Dr Fuad Khoshnaw, of DMU's School of Engineering, Infrastructure and Sustainability, worked with colleagues from Canada's University of Western Ontario, on the study called: Failure analysis of retrieved stainless steel Exeter hip implants: A fractographic and corrosion perspective.
The ground-breaking work, published in the Journal of Engineering Failure Analysis, used advanced engineering techniques - including a scanning electron microscope coupled with energy-dispersive X-ray spectroscopy, as well as high-powered digital microscopy - to analyse Exeter hips that had failed and been surgically removed from patients.
First used in 1970, the Exeter Hip is one of the world's most successful medical implants. It was designed by NHS surgeon Professor Robin Ling and University of Exeter engineer Clive Lee. It is currently used in around 40 per cent of all hip replacement operations in the UK; worldwide, more than two million people have received an Exeter hip.
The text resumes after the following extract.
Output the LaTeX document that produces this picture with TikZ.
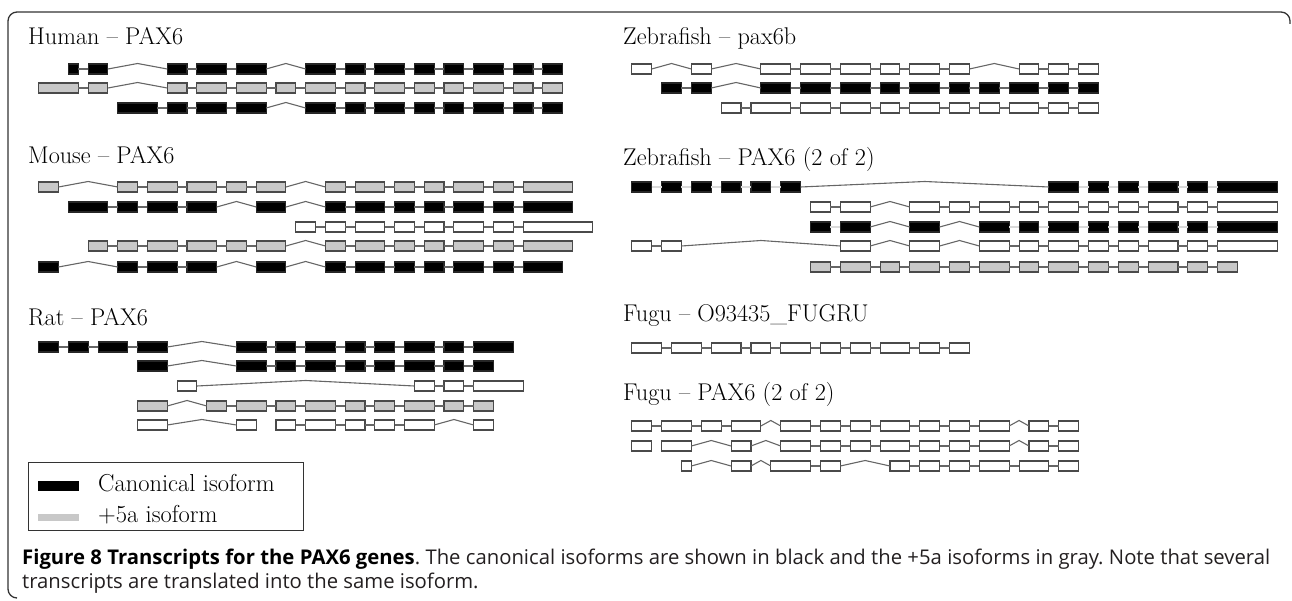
\documentclass[tikz,border=0pt]{standalone}
\usepackage{fontspec}
\newfontfamily\capfont{Open Sans}
\usetikzlibrary{calc}
\definecolor{exgray}{HTML}{C8C8C8}
\definecolor{exline}{HTML}{4A4A4A}
\definecolor{connc}{HTML}{666666}
\definecolor{faintc}{HTML}{DADADA}
\definecolor{framec}{HTML}{333333}
\definecolor{capc}{HTML}{231F20}
\newsavebox\capboxA
\newdimen\capwd
\tikzset{
  exon/.style={rectangle, inner sep=0pt, outer sep=0pt, minimum height=10pt, line width=1.1pt},
  blk/.style={exon, fill=black, draw=black!85},
  gry/.style={exon, fill=exgray, draw=exline},
  wht/.style={exon, fill=white, draw=exline},
  conn/.style={draw=connc, line width=1.1pt},
  faint/.style={draw=faintc, line width=1.1pt},
  ttl/.style={anchor=base west, inner sep=0pt, font=\fontsize{24.2}{28}\selectfont},
  lgd/.style={anchor=base west, inner sep=0pt, font=\fontsize{24.5}{28}\selectfont},
  captxt/.style={anchor=base west, inner sep=0pt, text=capc},
}
% #1 prefix, #2 y, #3 style, #4 origin, #5 unit, #6 list a/b/type
\newcommand{\trk}[6]{%
  \foreach \xa/\xb/\ty [count=\i] in {#6} {
    \pgfmathsetmacro\xl{#4+\xa*#5}
    \pgfmathsetmacro\ww{(\xb-\xa)*#5}
    \node[#3, minimum width=\ww pt, anchor=west] (#1-\i) at (\xl,#2) {};
    \ifnum\i>1
      \pgfmathtruncatemacro\j{\i-1}
      \if\ty s\draw[conn] (#1-\j.east) -- (#1-\i.west);\fi
      \if\ty f\draw[faint] (#1-\j.east) -- (#1-\i.west);\fi
      \if\ty c\draw[conn] (#1-\j.east) -- ($(#1-\j.east)!.5!(#1-\i.west)+(0,-5.5)$) -- (#1-\i.west);\fi
    \fi
  }%
}
\newcommand{\capone}{\textbf{\color{black}Figure 8 Transcripts for the PAX6 genes}. The canonical isoforms are shown in black and the +5a isoforms in gray. Note that several}
\begin{document}
\sbox\capboxA{\capfont\fontsize{17}{20}\selectfont\frenchspacing\capone}%
\capwd=\wd\capboxA
\pgfmathsetmacro\capsize{(1246/\the\capwd)*17}%
\begin{tikzpicture}[x=1pt,y=-1pt]
\useasboundingbox (0,0) rectangle (1292,601);
% frame
\draw[framec, line width=1.3pt, rounded corners=9pt] (1290,24) -- (1290,12) -- (8,12) -- (8,598) -- (17,598);
\def\LO{-0.8}\def\LU{9.885}
\def\RO{602}\def\RU{9.93}
% Human
\node[ttl] (thuman) at (28,45) {Human -- PAX6};
\trk{ha}{69}{blk}{\LO}{\LU}{7/8/s,9/11/s,17/19/c,20/23/s,24/27/s,31/34/c,35/37/s,38/41/s,42/44/s,45/47/s,48/51/s,52/54/s,55/57/s}
\trk{hb}{88}{gry}{\LO}{\LU}{4/8/s,9/11/s,17/19/c,20/23/s,24/27/s,28/30/s,31/34/s,35/37/s,38/41/s,42/44/s,45/47/s,48/51/s,52/54/s,55/57/s}
\trk{hc}{108}{blk}{\LO}{\LU}{12/16/s,17/19/s,20/23/s,24/27/s,31/34/c,35/37/s,38/41/s,42/44/s,45/47/s,48/51/s,52/54/s,55/57/s}
% Mouse
\node[ttl] (tmouse) at (28,164) {Mouse -- PAX6};
\trk{ma}{187}{gry}{\LO}{\LU}{4/6/s,12/14/c,15/18/s,19/22/s,23/25/s,26/29/s,33/35/c,36/39/s,40/42/s,43/45/s,46/49/s,50/52/s,53/58/s}
\trk{mb}{207}{blk}{\LO}{\LU}{7/11/s,12/14/s,15/18/s,19/22/s,26/29/c,33/35/c,36/39/s,40/42/s,43/45/s,46/49/s,50/52/s,53/58/s}
\trk{mc}{227}{wht}{\LO}{\LU}{30/32/s,33/35/s,36/39/s,40/42/s,43/45/s,46/49/s,50/52/s,53/60/s}
\trk{md}{246}{gry}{\LO}{\LU}{9/11/s,12/14/s,15/18/s,19/22/s,23/25/s,26/29/s,33/35/c,36/39/s,40/42/s,43/45/s,46/49/s,50/52/s,53/58/s}
\trk{me}{267}{blk}{\LO}{\LU}{4/6/s,12/14/c,15/18/s,19/22/s,26/29/c,33/35/c,36/39/s,40/42/s,43/45/s,46/49/s,50/52/s,53/57/s}
% Rat
\node[ttl] (trat) at (28,326) {Rat -- PAX6};
\trk{ra}{347}{blk}{\LO}{\LU}{4/6/s,7/9/s,10/13/s,14/17/s,24/27/c,28/30/s,31/34/s,35/37/s,38/40/s,41/44/s,45/47/s,48/52/s}
\trk{rb}{366}{blk}{\LO}{\LU}{14/17/s,24/27/c,28/30/s,31/34/s,35/37/s,38/40/s,41/44/s,45/47/s,48/50/s}
\trk{rc}{386}{wht}{\LO}{\LU}{18/20/s,42/44/c,45/47/s,48/53/s}
\trk{rd}{406}{gry}{\LO}{\LU}{14/17/s,21/23/c,24/27/s,28/30/s,31/34/s,35/37/s,38/40/s,41/44/s,45/47/s,48/50/s}
\trk{re}{425}{wht}{\LO}{\LU}{14/17/s,24/26/c,28/30/n,31/34/s,35/37/s,38/40/s,41/44/s,48/50/c}
% Zebrafish pax6b
\node[ttl] (tzb) at (623,45) {Zebrafish -- pax6b};
\trk{za}{69}{wht}{\RO}{\RU}{3/5/s,9/11/c,16/19/c,20/23/s,24/27/s,28/30/s,31/34/s,35/37/s,42/44/c,45/47/s,48/50/s}
\trk{zb}{88}{blk}{\RO}{\RU}{6/8/s,9/11/s,16/19/c,20/23/s,24/27/s,28/30/s,31/34/s,35/37/s,38/40/s,41/44/s,45/47/s,48/50/s}
\trk{zc}{108}{wht}{\RO}{\RU}{12/14/s,15/19/s,20/23/s,24/27/s,28/30/s,31/34/s,35/37/s,38/40/s,41/44/s,45/47/s,48/50/s}
% Zebrafish PAX6
\node[ttl] (tzp) at (623,166) {Zebrafish -- PAX6 (2 of 2)};
\trk{pa}{187}{blk}{\RO}{\RU}{3/5/f,6/8/f,9/11/f,12/14/f,15/17/f,18/20/f,45/48/c,49/51/f,52/54/f,55/58/f,59/61/f,62/68/f}
\trk{pb}{207}{wht}{\RO}{\RU}{21/23/s,24/27/s,31/34/c,35/37/s,38/41/s,42/44/s,45/48/s,49/51/s,52/54/s,55/58/s,59/61/s,62/68/s}
\trk{pc}{227}{blk}{\RO}{\RU}{21/23/f,24/27/f,31/34/c,38/41/c,42/44/f,45/48/f,49/51/f,52/54/f,55/58/f,59/61/f,62/68/f}
\trk{pd}{246}{wht}{\RO}{\RU}{3/5/s,6/8/s,24/27/c,31/34/c,38/41/c,42/44/s,45/48/s,49/51/s,52/54/s,55/58/s,59/61/s,62/68/s}
\trk{pe}{267}{gry}{\RO}{\RU}{21/23/s,24/27/s,28/30/s,31/34/s,35/37/s,38/41/s,42/44/s,45/48/s,49/51/s,52/54/s,55/58/s,59/61/s,62/64/s}
% Fugu O93435
\node[ttl] (tfo) at (623,321) {Fugu -- O93435\_FUGRU};
\trk{fa}{348}{wht}{\RO}{\RU}{3/6/s,7/10/s,11/14/s,15/17/s,18/21/s,22/24/s,25/27/s,28/31/s,32/34/s,35/37/s}
% Fugu PAX6
\node[ttl] (tfp) at (623,400) {Fugu -- PAX6 (2 of 2)};
\trk{ga}{426}{wht}{\RO}{\RU}{3/5/s,6/9/s,10/12/s,13/16/s,18/21/c,22/24/s,25/27/s,28/31/s,32/34/s,35/37/s,38/41/s,43/45/c,46/48/s}
\trk{gb}{446}{wht}{\RO}{\RU}{3/5/s,6/9/n,13/15/c,18/21/c,22/24/s,25/27/s,28/31/s,32/34/s,35/37/s,38/41/s,43/45/c,46/48/s}
\trk{gc}{466}{wht}{\RO}{\RU}{8/9/s,13/15/c,17/21/c,22/24/s,29/31/c,32/34/s,35/37/s,38/41/s,42/45/s,46/48/s}
% Legend
\node[draw=black!80, line width=1pt, minimum width=275pt, minimum height=68pt, anchor=north west, inner sep=0pt] (legend) at (28,462) {};
\node[fill=black, minimum width=41pt, minimum height=10pt, inner sep=0pt, anchor=west] (swb) at (38,486) {};
\node[fill=exgray, minimum width=41pt, minimum height=7pt, inner sep=0pt, anchor=west] (swg) at (38,517) {};
\node[lgd] (lcan) at (98,491) {Canonical isoform};
\node[lgd] (l5a) at (98,522) {+5a isoform};
% Caption
\node[captxt] (cap1) at (22,564) {\capfont\fontsize{\capsize}{20}\selectfont\frenchspacing\makebox[1248pt][s]{\capone}};
\node[captxt] (cap2) at (22,588) {\capfont\fontsize{\capsize}{20}\selectfont\frenchspacing transcripts are translated into the same isoform.};
\end{tikzpicture}
\end{document}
Hip replacements are widely regarded as one of the most successful medical procedures, restoring mobility and quality of life for millions. However, a small number of implants can fail over time, requiring revision surgery; understanding why could be crucial for improving outcomes for patients.
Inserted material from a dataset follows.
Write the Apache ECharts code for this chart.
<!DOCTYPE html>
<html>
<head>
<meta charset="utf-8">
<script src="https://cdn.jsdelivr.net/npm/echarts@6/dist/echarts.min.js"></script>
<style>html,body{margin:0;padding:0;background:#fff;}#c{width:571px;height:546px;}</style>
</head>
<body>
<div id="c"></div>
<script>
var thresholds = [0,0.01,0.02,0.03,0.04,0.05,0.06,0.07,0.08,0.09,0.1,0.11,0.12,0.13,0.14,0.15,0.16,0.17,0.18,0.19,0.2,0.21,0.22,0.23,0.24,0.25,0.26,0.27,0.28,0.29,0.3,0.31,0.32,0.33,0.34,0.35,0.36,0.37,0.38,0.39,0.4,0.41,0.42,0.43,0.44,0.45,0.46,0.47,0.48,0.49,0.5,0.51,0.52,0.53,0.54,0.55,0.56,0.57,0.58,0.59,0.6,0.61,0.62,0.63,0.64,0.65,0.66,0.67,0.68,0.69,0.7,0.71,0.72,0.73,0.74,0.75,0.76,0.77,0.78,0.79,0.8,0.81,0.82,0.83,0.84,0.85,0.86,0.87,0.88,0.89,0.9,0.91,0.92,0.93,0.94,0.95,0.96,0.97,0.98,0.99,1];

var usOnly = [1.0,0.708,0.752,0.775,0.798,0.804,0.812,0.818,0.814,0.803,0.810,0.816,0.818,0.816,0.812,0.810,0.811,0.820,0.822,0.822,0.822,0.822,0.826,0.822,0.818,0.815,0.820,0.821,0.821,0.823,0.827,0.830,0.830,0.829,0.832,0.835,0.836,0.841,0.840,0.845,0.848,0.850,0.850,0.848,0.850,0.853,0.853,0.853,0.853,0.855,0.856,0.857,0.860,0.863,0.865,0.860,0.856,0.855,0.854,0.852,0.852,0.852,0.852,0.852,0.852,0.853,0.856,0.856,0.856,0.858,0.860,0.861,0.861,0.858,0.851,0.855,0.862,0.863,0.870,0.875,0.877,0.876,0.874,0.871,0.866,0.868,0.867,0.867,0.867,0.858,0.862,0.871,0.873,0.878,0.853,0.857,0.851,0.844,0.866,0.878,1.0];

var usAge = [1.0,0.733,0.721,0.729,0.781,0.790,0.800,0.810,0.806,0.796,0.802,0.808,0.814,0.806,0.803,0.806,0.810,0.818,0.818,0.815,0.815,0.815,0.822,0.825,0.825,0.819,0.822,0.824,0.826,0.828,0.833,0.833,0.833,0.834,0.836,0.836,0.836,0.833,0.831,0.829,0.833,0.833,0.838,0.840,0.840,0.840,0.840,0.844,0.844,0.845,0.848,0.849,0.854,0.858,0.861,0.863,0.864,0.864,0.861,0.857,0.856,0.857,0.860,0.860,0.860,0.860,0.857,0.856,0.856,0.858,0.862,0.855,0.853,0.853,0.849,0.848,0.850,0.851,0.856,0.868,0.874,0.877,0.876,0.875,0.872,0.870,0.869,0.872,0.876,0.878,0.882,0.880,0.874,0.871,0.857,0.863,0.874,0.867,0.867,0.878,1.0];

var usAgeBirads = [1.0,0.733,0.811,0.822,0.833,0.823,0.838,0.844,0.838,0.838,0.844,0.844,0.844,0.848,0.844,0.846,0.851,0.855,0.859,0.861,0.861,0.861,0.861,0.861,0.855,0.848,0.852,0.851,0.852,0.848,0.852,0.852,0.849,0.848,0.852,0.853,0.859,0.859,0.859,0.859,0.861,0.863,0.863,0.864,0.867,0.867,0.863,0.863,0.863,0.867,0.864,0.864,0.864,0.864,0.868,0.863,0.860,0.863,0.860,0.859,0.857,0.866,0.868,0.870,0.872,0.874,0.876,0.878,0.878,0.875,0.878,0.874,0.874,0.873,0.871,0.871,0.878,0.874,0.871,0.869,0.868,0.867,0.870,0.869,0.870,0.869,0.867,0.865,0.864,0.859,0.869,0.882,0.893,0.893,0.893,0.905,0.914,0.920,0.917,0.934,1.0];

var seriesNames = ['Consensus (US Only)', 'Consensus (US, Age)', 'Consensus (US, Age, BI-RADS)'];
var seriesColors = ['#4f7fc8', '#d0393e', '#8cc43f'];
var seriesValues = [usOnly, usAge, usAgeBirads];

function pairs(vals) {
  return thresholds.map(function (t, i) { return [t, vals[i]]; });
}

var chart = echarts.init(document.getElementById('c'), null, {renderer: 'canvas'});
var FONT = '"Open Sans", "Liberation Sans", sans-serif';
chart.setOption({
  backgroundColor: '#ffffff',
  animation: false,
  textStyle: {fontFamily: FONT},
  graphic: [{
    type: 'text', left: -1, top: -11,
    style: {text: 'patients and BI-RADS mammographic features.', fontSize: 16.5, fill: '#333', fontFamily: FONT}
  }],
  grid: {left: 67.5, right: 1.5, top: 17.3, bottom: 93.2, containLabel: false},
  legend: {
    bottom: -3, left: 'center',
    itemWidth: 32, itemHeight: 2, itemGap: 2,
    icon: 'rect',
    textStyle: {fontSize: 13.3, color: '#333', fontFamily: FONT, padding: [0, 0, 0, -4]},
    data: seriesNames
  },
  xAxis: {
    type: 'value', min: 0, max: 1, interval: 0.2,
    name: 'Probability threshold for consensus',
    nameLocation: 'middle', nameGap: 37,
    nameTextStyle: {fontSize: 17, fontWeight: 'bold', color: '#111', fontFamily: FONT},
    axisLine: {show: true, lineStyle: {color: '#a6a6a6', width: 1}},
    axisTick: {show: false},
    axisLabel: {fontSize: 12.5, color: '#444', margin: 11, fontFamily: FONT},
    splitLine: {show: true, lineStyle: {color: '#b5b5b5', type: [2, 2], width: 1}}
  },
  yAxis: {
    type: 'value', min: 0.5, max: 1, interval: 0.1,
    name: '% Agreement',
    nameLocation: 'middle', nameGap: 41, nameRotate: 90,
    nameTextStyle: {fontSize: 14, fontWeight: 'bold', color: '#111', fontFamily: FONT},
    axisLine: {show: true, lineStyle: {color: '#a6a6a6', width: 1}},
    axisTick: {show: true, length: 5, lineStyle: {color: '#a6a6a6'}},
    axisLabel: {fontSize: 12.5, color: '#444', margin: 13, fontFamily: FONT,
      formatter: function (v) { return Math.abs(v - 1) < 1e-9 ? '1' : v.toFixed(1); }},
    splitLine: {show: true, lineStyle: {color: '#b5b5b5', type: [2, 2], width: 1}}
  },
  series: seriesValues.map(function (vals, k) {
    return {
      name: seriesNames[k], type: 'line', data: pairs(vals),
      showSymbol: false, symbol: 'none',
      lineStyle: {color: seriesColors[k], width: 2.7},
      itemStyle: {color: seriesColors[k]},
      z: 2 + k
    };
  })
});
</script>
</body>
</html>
The research focused on the combined effects of mechanical stress and corrosion inside the body - together know as known as 'corrosion fatigue'. In addition to mechanical fatigue, the team found that corrosion played a significant role. The body’s internal environment can gradually degrade stainless steel, particularly in areas where stress is concentrated. Corrosion fatigue was identified as a major contributor to implant failure.
Importantly, the research revealed that microscopic surface damage can act as a starting point for cracks. Once initiated, these cracks may grow slowly and remain undetected until they reach a critical size, potentially leading to sudden failure of the implant.
The findings have significant implications for both manufacturers and clinicians. Improving material selection, refining implant design, and enhancing surface finishing processes could reduce the likelihood of cracks forming. Better monitoring of patients with long-term implants may also help detect early signs of failure before serious complications occur.
Dr Khoshnaw said: “By examining real implants that have been used in patients, we can better understand how and why failures occur. This knowledge is essential for improving the design and durability of future hip replacements.”
Posted on Tuesday 31 March 2026